- Born: November 25, 1958 (age 67)
- Occupation: Indian Police Service
- Years active: 1989–present

= Ponn Manickavel =

Indian police officer

A.G. Ponn Manickavel (பொன் மாணிக்கவேல்) professionally known as Ponn Manickavel (born 25 November 1958) is an Indian Police Service officer of 1996 batch belonging to the Tamil Nadu Cadre. He is serving as the Inspector General of Idol Wing. He is known for his investigation on pending cases related to theft of ancient idols from various temples across the state Tamilnadu. On the day of retirement, the Madras High Court appointed him as a special officer for a period of one year to probe and complete idol theft cases in Tamil Nadu.

== Police career ==
Manickavel started his career as direct group-I officer from 1989-batch.
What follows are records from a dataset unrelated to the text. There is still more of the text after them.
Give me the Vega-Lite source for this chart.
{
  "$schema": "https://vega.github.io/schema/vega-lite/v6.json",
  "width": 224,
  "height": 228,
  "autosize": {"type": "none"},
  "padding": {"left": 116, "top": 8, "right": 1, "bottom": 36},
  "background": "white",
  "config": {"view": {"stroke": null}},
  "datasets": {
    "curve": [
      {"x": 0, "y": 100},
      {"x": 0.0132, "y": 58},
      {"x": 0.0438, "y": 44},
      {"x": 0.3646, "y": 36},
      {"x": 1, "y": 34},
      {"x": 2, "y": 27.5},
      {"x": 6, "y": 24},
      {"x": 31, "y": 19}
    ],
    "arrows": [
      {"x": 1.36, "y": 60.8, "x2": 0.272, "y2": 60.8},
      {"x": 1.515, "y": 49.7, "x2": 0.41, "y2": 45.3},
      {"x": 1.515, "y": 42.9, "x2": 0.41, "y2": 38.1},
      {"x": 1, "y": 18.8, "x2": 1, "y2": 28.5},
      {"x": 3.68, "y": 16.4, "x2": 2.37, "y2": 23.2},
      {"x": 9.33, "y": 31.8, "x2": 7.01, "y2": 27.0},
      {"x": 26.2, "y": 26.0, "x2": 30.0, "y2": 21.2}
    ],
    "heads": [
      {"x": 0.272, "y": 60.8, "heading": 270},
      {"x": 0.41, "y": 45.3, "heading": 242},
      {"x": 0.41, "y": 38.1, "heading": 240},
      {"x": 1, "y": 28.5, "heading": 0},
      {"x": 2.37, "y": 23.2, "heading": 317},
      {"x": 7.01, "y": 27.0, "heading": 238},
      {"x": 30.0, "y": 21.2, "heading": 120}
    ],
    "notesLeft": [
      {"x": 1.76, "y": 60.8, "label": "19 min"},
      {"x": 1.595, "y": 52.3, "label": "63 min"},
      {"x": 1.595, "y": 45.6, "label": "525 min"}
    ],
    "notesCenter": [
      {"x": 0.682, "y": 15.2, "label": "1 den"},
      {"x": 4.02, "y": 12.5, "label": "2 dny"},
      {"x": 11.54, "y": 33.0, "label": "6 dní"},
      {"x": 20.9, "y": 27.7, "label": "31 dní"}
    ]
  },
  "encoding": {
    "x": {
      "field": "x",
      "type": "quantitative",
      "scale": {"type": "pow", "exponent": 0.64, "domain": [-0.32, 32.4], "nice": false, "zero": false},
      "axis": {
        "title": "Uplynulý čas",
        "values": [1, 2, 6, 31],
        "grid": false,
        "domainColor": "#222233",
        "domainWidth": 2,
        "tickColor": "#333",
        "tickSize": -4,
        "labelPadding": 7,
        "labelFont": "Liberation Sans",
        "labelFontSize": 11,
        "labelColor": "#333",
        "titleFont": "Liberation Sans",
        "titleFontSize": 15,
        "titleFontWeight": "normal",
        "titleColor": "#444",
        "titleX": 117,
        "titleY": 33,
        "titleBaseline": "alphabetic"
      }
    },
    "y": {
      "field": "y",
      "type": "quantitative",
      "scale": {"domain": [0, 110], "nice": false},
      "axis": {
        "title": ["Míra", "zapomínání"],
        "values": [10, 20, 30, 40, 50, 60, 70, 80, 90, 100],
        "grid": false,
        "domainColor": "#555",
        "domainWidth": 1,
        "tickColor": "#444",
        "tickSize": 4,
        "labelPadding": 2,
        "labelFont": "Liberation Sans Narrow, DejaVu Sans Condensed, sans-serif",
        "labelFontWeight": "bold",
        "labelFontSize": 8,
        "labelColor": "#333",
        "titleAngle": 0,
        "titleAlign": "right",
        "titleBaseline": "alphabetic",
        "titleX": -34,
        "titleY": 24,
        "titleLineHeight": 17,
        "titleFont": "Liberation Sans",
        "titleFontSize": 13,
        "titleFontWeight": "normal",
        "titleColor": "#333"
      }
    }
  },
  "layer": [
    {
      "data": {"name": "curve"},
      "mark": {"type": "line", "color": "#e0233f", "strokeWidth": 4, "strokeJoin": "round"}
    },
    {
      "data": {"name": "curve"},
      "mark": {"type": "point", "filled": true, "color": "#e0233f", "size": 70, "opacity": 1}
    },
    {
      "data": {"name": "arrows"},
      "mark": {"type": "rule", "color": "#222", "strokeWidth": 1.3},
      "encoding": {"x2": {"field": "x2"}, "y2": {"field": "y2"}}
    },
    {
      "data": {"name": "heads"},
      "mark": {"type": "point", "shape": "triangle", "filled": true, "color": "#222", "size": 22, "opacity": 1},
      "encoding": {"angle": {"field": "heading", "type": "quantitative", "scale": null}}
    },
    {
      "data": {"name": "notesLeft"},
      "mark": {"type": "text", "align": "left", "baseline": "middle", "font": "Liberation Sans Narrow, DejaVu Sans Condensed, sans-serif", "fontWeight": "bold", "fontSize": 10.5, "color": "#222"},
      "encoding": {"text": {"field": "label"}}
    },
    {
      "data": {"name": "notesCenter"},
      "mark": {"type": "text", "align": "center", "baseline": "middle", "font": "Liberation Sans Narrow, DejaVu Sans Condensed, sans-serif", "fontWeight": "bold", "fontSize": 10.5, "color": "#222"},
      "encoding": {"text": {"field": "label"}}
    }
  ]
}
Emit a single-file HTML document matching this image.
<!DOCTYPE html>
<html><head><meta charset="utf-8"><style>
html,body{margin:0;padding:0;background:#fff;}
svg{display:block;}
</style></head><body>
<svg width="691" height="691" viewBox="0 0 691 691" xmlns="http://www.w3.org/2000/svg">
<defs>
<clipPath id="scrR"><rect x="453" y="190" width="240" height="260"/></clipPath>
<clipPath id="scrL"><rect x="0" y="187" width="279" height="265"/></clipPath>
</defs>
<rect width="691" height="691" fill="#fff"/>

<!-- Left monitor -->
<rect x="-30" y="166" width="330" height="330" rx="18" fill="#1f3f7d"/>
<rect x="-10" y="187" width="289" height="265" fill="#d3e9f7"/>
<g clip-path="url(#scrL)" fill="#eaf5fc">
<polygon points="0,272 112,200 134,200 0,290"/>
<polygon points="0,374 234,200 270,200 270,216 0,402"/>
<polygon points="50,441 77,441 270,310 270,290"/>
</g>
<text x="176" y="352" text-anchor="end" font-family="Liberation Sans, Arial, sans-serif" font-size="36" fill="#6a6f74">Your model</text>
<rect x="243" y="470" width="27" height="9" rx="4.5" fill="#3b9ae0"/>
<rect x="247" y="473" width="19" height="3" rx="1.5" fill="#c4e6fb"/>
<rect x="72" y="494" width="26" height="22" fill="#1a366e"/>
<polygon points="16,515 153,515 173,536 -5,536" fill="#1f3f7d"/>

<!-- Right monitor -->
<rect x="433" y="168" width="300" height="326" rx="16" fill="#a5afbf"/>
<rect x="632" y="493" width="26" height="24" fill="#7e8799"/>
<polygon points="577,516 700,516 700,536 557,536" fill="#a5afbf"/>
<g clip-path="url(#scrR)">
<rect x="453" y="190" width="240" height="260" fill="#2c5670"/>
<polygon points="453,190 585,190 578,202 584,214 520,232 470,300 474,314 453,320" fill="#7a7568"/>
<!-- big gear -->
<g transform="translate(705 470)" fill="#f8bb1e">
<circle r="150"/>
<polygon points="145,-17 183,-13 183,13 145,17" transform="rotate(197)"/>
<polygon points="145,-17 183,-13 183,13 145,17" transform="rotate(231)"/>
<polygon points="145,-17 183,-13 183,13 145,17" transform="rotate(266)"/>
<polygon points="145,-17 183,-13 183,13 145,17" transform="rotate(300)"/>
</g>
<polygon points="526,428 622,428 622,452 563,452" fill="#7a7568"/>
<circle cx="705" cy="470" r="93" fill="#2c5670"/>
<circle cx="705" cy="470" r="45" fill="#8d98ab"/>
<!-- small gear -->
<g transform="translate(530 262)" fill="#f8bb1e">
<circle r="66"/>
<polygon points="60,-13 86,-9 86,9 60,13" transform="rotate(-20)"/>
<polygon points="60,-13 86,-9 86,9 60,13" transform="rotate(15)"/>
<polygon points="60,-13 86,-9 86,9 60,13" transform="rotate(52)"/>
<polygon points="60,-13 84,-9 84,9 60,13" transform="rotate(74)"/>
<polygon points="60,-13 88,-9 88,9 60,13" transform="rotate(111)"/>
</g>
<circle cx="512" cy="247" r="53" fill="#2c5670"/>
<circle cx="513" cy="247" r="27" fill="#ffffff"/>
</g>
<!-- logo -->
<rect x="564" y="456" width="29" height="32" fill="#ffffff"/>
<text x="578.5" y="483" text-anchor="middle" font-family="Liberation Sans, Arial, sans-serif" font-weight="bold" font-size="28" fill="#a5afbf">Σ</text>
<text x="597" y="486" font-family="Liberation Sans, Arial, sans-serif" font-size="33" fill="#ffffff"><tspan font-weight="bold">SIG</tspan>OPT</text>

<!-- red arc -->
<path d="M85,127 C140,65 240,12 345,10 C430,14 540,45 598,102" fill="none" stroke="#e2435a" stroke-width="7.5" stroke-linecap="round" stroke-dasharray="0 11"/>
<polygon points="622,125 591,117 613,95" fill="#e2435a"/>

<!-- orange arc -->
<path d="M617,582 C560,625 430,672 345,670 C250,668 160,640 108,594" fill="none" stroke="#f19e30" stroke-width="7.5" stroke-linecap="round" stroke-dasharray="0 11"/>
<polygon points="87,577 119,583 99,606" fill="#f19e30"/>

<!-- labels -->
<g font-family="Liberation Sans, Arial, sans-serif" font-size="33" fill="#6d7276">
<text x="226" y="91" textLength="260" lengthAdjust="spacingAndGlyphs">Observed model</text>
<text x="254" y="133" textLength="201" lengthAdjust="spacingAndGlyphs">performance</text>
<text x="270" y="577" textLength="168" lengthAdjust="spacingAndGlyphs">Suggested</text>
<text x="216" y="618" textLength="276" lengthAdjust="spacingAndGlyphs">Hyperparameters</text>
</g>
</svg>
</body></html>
He served as deputy Inspector General of Police, Tiruchi Range and Inspector General of Police Railways. In September 2017 he was appointed as Inspector General of Police of Idol Wing, Economic Offences Wing of Tamil Nadu Police. He has reported many irregularities involved in the Hindu Religious and Charitable Endowments Department and brought hundreds of valuable smuggled idols into India. He helped to retrieve the King Rajaraja Cholan and his queen Lokamadevi stolen bronze statues from Gujarat museum. He has involved in various investigations including misappropriation in the making of a Panchaloha idol of the Palani Dhandayuthapani temple, idols burglary at Suthamalli Varadaraja Perumal temple and global idol-smuggling network. Even though Tamil Nadu Government insisted CBI to Probe on idol case, Madras High court quashed the order and appointed him special officer with one-year extension.

A complaint was lodged against Pon Manickavel on Tuesday, October 31, 2023 for allegedly making communal remarks towards a journalist in Sirkazhi, Mayiladuthurai district.